At the top of the poster, two names appear: “Immortal Regiment” and “Israeli Anti-Fascist Movement.” In other words, this is not presented as a private meeting of several people in a courtyard. It is announced as an organized public procession, with recognizable symbols, a route, a gathering time, and a politically loaded visual language.
And this is where the main question begins: why exactly on Shabbat?
It is important to be clear: the issue is not that May 9 cannot be marked in Israel.
On the contrary. Victory Day over Nazi Germany is an official national holiday in Israel. The Knesset announced in 2017 that May 9 would be marked as a national holiday, and the Knesset’s own page on Victory in Europe Day describes official commemorative elements, including a memorial service at the Western Wall Plaza for Jews who fought the Nazis in the Allied armies.
This is not a marginal date. It is not the private initiative of one community. Israel is home to veterans, former prisoners, children of soldiers, and families who came from Ukraine, Russia, Belarus, Moldova, the Baltic states, the Caucasus, and Central Asia. For many of them, May 9 is not politics. It is family memory, pain, and gratitude.
That is precisely why, when May 9 falls on Shabbat, the Israeli way is obvious: remember, yes; honor veterans, yes; hold ceremonies, yes — but do so with respect for the Israeli calendar and for local public sensitivity. Many municipalities and public bodies organize meetings, concerts, memorial ceremonies, and events for veterans around this date, and this year many of those events are naturally moved to May 8 or May 10.
The official memory is not canceled. It is respected.
Against this background, the Haifa poster looks especially revealing.

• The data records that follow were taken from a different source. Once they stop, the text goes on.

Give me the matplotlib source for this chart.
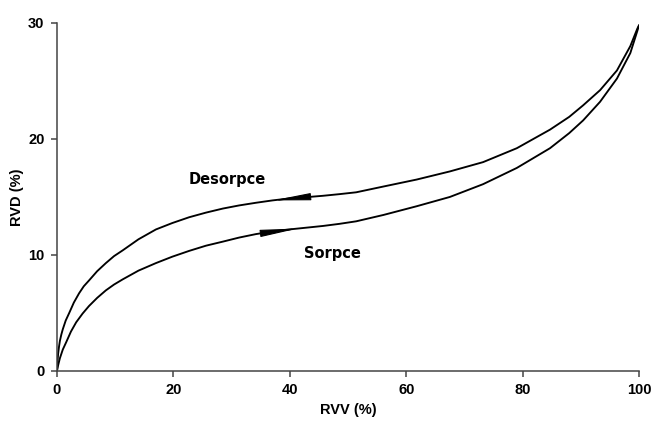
import matplotlib
matplotlib.use("Agg")
import matplotlib.pyplot as plt

# Desorption (upper curve)
des_x = [0, 0.1, 0.2, 0.35, 0.5, 0.75, 1.0, 1.5, 2.1, 2.9, 3.8, 4.6, 5.5, 6.9, 8.4, 9.8, 11.3,
         14.0, 17.0, 19.8, 22.7, 25.6, 28.5, 31.3, 34.2, 37.0, 39.9, 42.8, 45.7, 48.5,
         51.4, 56.1, 61.8, 67.5, 73.2, 79.0, 84.7, 88.0, 90.4, 93.3, 96.2, 98.5, 99.7, 100]
des_y = [0, 0.9, 1.5, 2.1, 2.6, 3.15, 3.6, 4.35, 5.0, 5.9, 6.7, 7.3, 7.8, 8.6, 9.3, 9.9, 10.4,
         11.35, 12.2, 12.75, 13.25, 13.65, 14.0, 14.27, 14.5, 14.7, 14.87, 14.98, 15.1,
         15.24, 15.4, 15.9, 16.5, 17.2, 18.0, 19.2, 20.8, 21.9, 22.9, 24.2, 25.9, 28.0,
         29.5, 29.8]

# Sorption (lower curve)
sor_x = [0, 0.2, 0.5, 1.0, 1.6, 2.4, 3.3, 4.4, 5.5, 6.9, 8.4, 9.8, 11.3, 14.0, 17.0, 19.8,
         22.7, 25.6, 28.5, 31.3, 34.2, 37.0, 39.9, 42.8, 45.7, 48.5, 51.4, 56.1, 61.8,
         67.5, 73.2, 79.0, 84.7, 88.0, 90.4, 93.3, 96.2, 98.5, 99.7, 100]
sor_y = [0, 0.5, 1.1, 1.85, 2.5, 3.4, 4.2, 4.95, 5.6, 6.3, 6.95, 7.45, 7.9, 8.65, 9.3,
         9.85, 10.35, 10.8, 11.15, 11.5, 11.8, 12.02, 12.2, 12.35, 12.5, 12.68, 12.9,
         13.45, 14.2, 15.0, 16.1, 17.5, 19.2, 20.5, 21.6, 23.2, 25.2, 27.4, 29.3, 29.8]

# Arrow heads (base -> tip) along the curves
des_arrow = [(43.1, 15.0), (37.1, 14.7)]
sor_arrow = [(35.6, 11.9), (41.4, 12.28)]

labels = [("Desorpce", 29.3, 16.5), ("Sorpce", 47.3, 10.1)]

x_ticks = [0, 20, 40, 60, 80, 100]
y_ticks = [0, 10, 20, 30]

fig = plt.figure(figsize=(6.58, 4.24), dpi=100)
ax = fig.add_axes([0.0866, 0.125, 0.8846, 0.821])

ax.plot(des_x, des_y, color="black", lw=1.35, solid_capstyle="round",
        solid_joinstyle="round")
ax.plot(sor_x, sor_y, color="black", lw=1.35, solid_capstyle="round",
        solid_joinstyle="round")

for base, tip in (des_arrow, sor_arrow):
    ax.annotate("", xy=tip, xytext=base,
                arrowprops=dict(arrowstyle="-|>,head_length=2.3,head_width=0.22",
                                color="black", lw=0.8, shrinkA=0, shrinkB=0))

for txt, tx, ty in labels:
    ax.text(tx, ty, txt, ha="center", va="center", fontsize=10.5,
            fontweight="bold", family="DejaVu Sans")

ax.set_xlim(0, 100)
ax.set_ylim(0, 30)
ax.set_xticks(x_ticks)
ax.set_yticks(y_ticks)
for s in ("top", "right"):
    ax.spines[s].set_visible(False)
for s in ("left", "bottom"):
    ax.spines[s].set_color("#444444")
    ax.spines[s].set_linewidth(1.1)
ax.tick_params(direction="out", length=4, width=1.1, color="#444444", pad=5,
               labelsize=10.5)
for lab in ax.get_xticklabels() + ax.get_yticklabels():
    lab.set_fontweight("bold")
    lab.set_family("Liberation Sans")

ax.set_xlabel("RVV (%)", fontsize=10.5, fontweight="bold", family="Liberation Sans",
              labelpad=4)
ax.set_ylabel("RVD (%)", fontsize=10.5, fontweight="bold", family="Liberation Sans",
              labelpad=3)

fig.savefig("out.png", dpi=100)
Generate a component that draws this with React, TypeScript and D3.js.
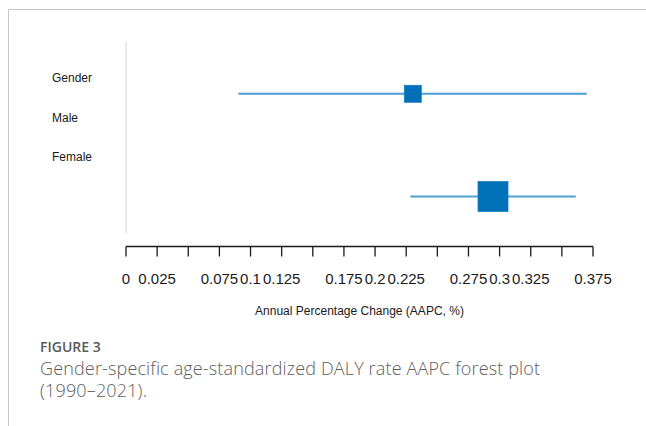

Here, the choice is specifically Shabbat morning.
Not May 8.
Not May 10.
Not Saturday night after Shabbat ends.
But May 9, 8:30 in the morning.
And here, forces alien to Israeli society have exposed themselves. Because the Israeli logic is clear: to remember — yes; to honor veterans — yes; to hold public events — yes; but not to pretend that the Jewish calendar does not exist.
In this poster, everything is the opposite. The date must be “like there.” The ritual must be “like there.” The symbols must be “like there,” even if the Israeli context clearly contradicts it.
Where is “there”?
Everyone knows where “there” is. And everyone understands why a march in Haifa is being tied to the same date and symbolic time as the central Russian ritual on Red Square — assuming, of course, that it is not disrupted again by air alerts, Ukrainian drones, or fear of the reality of the war that Russia itself started.
Everyone understands everything.
For readers who are less familiar with the “Immortal Regiment,” it is important to explain what this format has become. It began as a commemorative march in which people carried portraits of relatives who fought in World War II. In that original human sense, it could have been a deeply personal act of remembrance.
But over the years, especially after Russia’s aggression against Ukraine, the format has been absorbed into the Kremlin’s political mythology. It is no longer just about family portraits. It has become part of a larger state ritual: victory cult, imperial nostalgia, Soviet symbolism, and the use of the word “anti-fascism” to justify a new war.
The memory of the victory over Nazism does not belong to Moscow, to Putin, or to Russian propaganda. It belongs to the dead, the survivors, the soldiers, the prisoners of ghettos, and the families who lived through the war and the Holocaust.
That is exactly why it is dangerous when this memory is pulled back into a foreign political ritual.
In 2026, the St. George ribbon is no longer neutral. The “Immortal Regiment” is no longer just a procession of family photographs. After Russia’s war against Ukraine, these symbols cannot be separated from the Kremlin mythology used to justify aggression, the destruction of cities, and attacks on civilians.
In Israel, the word “Nazism” cannot be decoration on a poster. Here it is connected to the Holocaust, Babyn Yar, ghettos, camps, deportations, and destroyed Jewish communities.
So the question is not whether one may remember May 9. Each person should decide for themselves how to relate to this date, how to preserve family memory, and in what form to express it.
The question is different: why is someone again trying to bring a foreign post-Soviet ritual into Haifa as if Israel were not Israel, Shabbat were not Shabbat, and the local context did not matter?
This poster became a political marker. It showed who is not speaking to Israeli society, but to a closed audience of their own. It showed who hides behind the words “memory,” “victory,” and “anti-fascism,” while bringing with them symbols and logic of foreign imperial memory.
This is exactly the kind of issue NAnews – Nikk.Agency Israel News follows closely: the point where Israeli public space, Jewish memory, Ukraine, Russia, and propaganda collide.
Forces alien to Israeli society reveal themselves in such details.
And everyone knows whose hand it is.